# Water Hemp



## pede58 (Oct 27, 2015)

What's the best herbicide to spot spray water hemp and what's the mix? using an atv sprayer.


----------



## haybaler101 (Nov 30, 2008)

Gasoline and a Bic lighter should do it. Everything else just makes it grow better. If you do not care what else you kill, I would use a stiff mix of Liberty, dicamba, and 2,4-d. This is some bad, bad stuff. My bean crop is a mess and I have spent a boat load of money on it. Found out from Purdue that mine is not only resistant to glyphosate but also to all PPO's.


----------



## rjmoses (Apr 4, 2010)

haybaler101 said:


> Gasoline and a Bic lighter should do it. Everything else just makes it grow better. If you do not care what else you kill, I would use a stiff mix of Liberty, dicamba, and 2,4-d. This is some bad, bad stuff. My bean crop is a mess and I have spent a boat load of money on it. Found out from Purdue that mine is not only resistant to glyphosate but also to all PPO's.


But be careful with the dicamba. We were talking about that last night out at town. Talk is that beans need at least 150' set back from dicamba because of its volatility.

Ralph


----------



## haybaler101 (Nov 30, 2008)

rjmoses said:


> But be careful with the dicamba. We were talking about that last night out at town. Talk is that beans need at least 150' set back from dicamba because of its volatility.
> 
> Ralph


You have to spray the new dicamba formulas with lower volatility. No banvil. Use status or sterling blue or Monsanto's new golden child, round up extendamax when it comes available.


----------



## endrow (Dec 15, 2011)

rjmoses said:


> But be careful with the dicamba. We were talking about that last night out at town. Talk is that beans need at least 150' set back from dicamba because of its volatility. Disagree when the product is volatile it has the capability of traveling much farther than 150 feet, and they're saying what's truly going to add strength to the problem is guys are going to go out the second week of June and spray dicamba .That has happened before but in the past ten acres here at ten acres there did not matter but now guys will spray hundreds and hundreds of Acres all at the same time on the same hour imagine the magnitude of that dicamba Vapor cloud if a person doesn't follow the rules and uses the old formula Banvel.... the only answer is to use the proper products hay baler 101 shared. We have roundup-resistant Weeds now and regardless how properly you used round up everyone has them here waterhemp and Mare's tail because someone broke the rules and someone did not use the product properly you can usually tell just who the guy is he's the guy who's trying to blame it on round Roundup and Monsanto and it was him .He used to low rates, and refused to use the proper amount of residual herbicide...... If you don't care about this subject cuz you're hay farmer just remember Alfalfa is just as sensitive to dicamba as soy beans.
> 
> Ralph


----------



## endrow (Dec 15, 2011)

Sorry sorry the above quote was not the opinion of Ralph but the opinion of Endrow. I did not tag the quote properly


----------



## aawhite (Jan 16, 2012)

Anyone going back to mechanical control in row crop? We converted a JD row crop cultivator to wide single sweeps that ran shallow. Could run up to 6 or 7 mph. Definitely cleaned up a lot of weed issues that herbicides were not controlling.


----------



## haybaler101 (Nov 30, 2008)

aawhite said:


> Anyone going back to mechanical control in row crop? We converted a JD row crop cultivator to wide single sweeps that ran shallow. Could run up to 6 or 7 mph. Definitely cleaned up a lot of weed issues that herbicides were not controlling.

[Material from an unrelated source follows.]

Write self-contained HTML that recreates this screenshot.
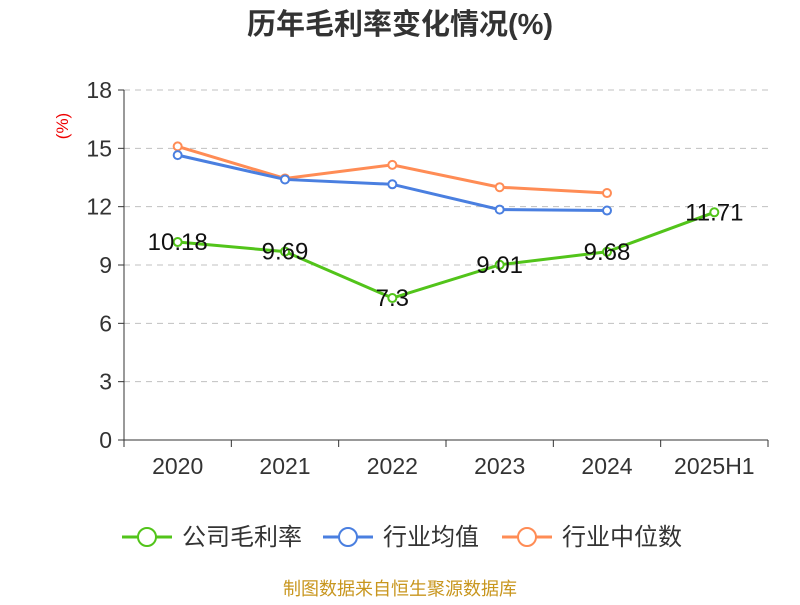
<!DOCTYPE html>
<html><head><meta charset="utf-8"><style>
body{margin:0;background:#fff;font-family:"Liberation Sans","Noto Sans CJK SC",sans-serif;}
</style></head><body>
<svg width="800" height="600" xmlns="http://www.w3.org/2000/svg" font-family="Liberation Sans, Noto Sans CJK SC, sans-serif">
<text x="400" y="34" text-anchor="middle" font-size="29" font-weight="bold" fill="#333">历年毛利率变化情况(%)</text>
<text transform="translate(68,126) rotate(-90)" text-anchor="middle" font-size="17" fill="#e00">(%)</text>
<g id="grid"></g><g id="axes"></g><g id="series"></g>
<g>
 <g><line x1="122" y1="537" x2="172" y2="537" stroke="#52c41a" stroke-width="3"/><circle cx="147" cy="537" r="9" fill="#fff" stroke="#52c41a" stroke-width="2"/><text x="182" y="545" font-size="24" fill="#333">公司毛利率</text></g>
 <g><line x1="323" y1="537" x2="373" y2="537" stroke="#4a7fe0" stroke-width="3"/><circle cx="348" cy="537" r="9" fill="#fff" stroke="#4a7fe0" stroke-width="2"/><text x="383" y="545" font-size="24" fill="#333">行业均值</text></g>
 <g><line x1="502" y1="537" x2="552" y2="537" stroke="#ff8c55" stroke-width="3"/><circle cx="527" cy="537" r="9" fill="#fff" stroke="#ff8c55" stroke-width="2"/><text x="562" y="545" font-size="24" fill="#333">行业中位数</text></g>
</g>
<text x="400" y="595" text-anchor="middle" font-size="18" fill="#c8961e">制图数据来自恒生聚源数据库</text>
</svg>
<script>
const categories=["2020","2021","2022","2023","2024","2025H1"];
const companyValues=[10.18,9.69,7.3,9.01,9.68,11.71];
const industryAvg=[14.65,13.4,13.15,11.85,11.8,null];
const industryMedian=[15.1,13.45,14.15,13.0,12.7,null];
const yTicks=[0,3,6,9,12,15,18];
const NS="http://www.w3.org/2000/svg";
const x0=124,x1=768,y0=440,y1=90,yMax=18;
const bw=(x1-x0)/categories.length;
const xs=i=>x0+bw*(i+0.5);
const ys=v=>y0-(v/yMax)*(y0-y1);
function mk(tag,attrs,parent){const e=document.createElementNS(NS,tag);for(const k in attrs)e.setAttribute(k,attrs[k]);parent.appendChild(e);return e;}
const grid=document.getElementById('grid'),axes=document.getElementById('axes'),ser=document.getElementById('series');
yTicks.forEach(t=>{const y=ys(t);
 if(t>0){const g=mk('line',{x1:x0,x2:x1,y1:y,y2:y,stroke:'#c0c0c0','stroke-dasharray':'6,5'},grid);
 
 }
 mk('line',{x1:x0-6,x2:x0,y1:y,y2:y,stroke:'#333'},axes);
 const tx=mk('text',{x:x0-12,y:y+8,'text-anchor':'end','font-size':'23',fill:'#333'},axes);tx.textContent=t;
 
 
});
mk('line',{x1:x0,x2:x0,y1:y1,y2:y0,stroke:'#333'},axes);
mk('line',{x1:x0,x2:x1,y1:y0,y2:y0,stroke:'#333'},axes);
for(let i=0;i<=categories.length;i++)mk('line',{x1:x0+bw*i,x2:x0+bw*i,y1:y0,y2:y0+7,stroke:'#333'},axes);
categories.forEach((c,i)=>{const t=mk('text',{x:xs(i),y:y0+34,'text-anchor':'middle','font-size':'23',fill:'#333'},axes);t.textContent=c;
 
 });
function series(vals,color,name,labels){
 const pts=vals.map((v,i)=>v==null?null:[xs(i),ys(v)]).filter(p=>p);
 const pl=mk('polyline',{points:pts.map(p=>p.join(',')).join(' '),fill:'none',stroke:color,'stroke-width':3},ser);
 
 
 vals.forEach((v,i)=>{if(v==null)return;
  const c=mk('circle',{cx:xs(i),cy:ys(v),r:4,fill:'#fff',stroke:color,'stroke-width':2},ser);
  
  
  if(labels){const t=mk('text',{x:xs(i),y:ys(v)+8,'text-anchor':'middle','font-size':'24',fill:'#111'},ser);t.textContent=v;
   
   }
 });
}
series(industryMedian,'#ff8c55','industry-median',false);
series(industryAvg,'#4a7fe0','industry-avg',false);
series(companyValues,'#52c41a','company',true);
</script>
</body></html>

That would be an extreme last resort for me. I am 100% no-till. Planning on more cover crops and doing a better job of layering in residuals and switching to extend beans or Liberty beans.


----------



## pede58 (Oct 27, 2015)

I actually seen someone laying the corn by this year, almost stopped and filmed it but figured no one would know what it was anyways....

My problem is we spray several gravel access roads through crops, different landowners over about 40 square miles, different crops, planting times and growth rates. I've been polling the landowners if they want me to nip the crop and by that I mean damage one row or kill the hemp, so far it's running about 50/50.


----------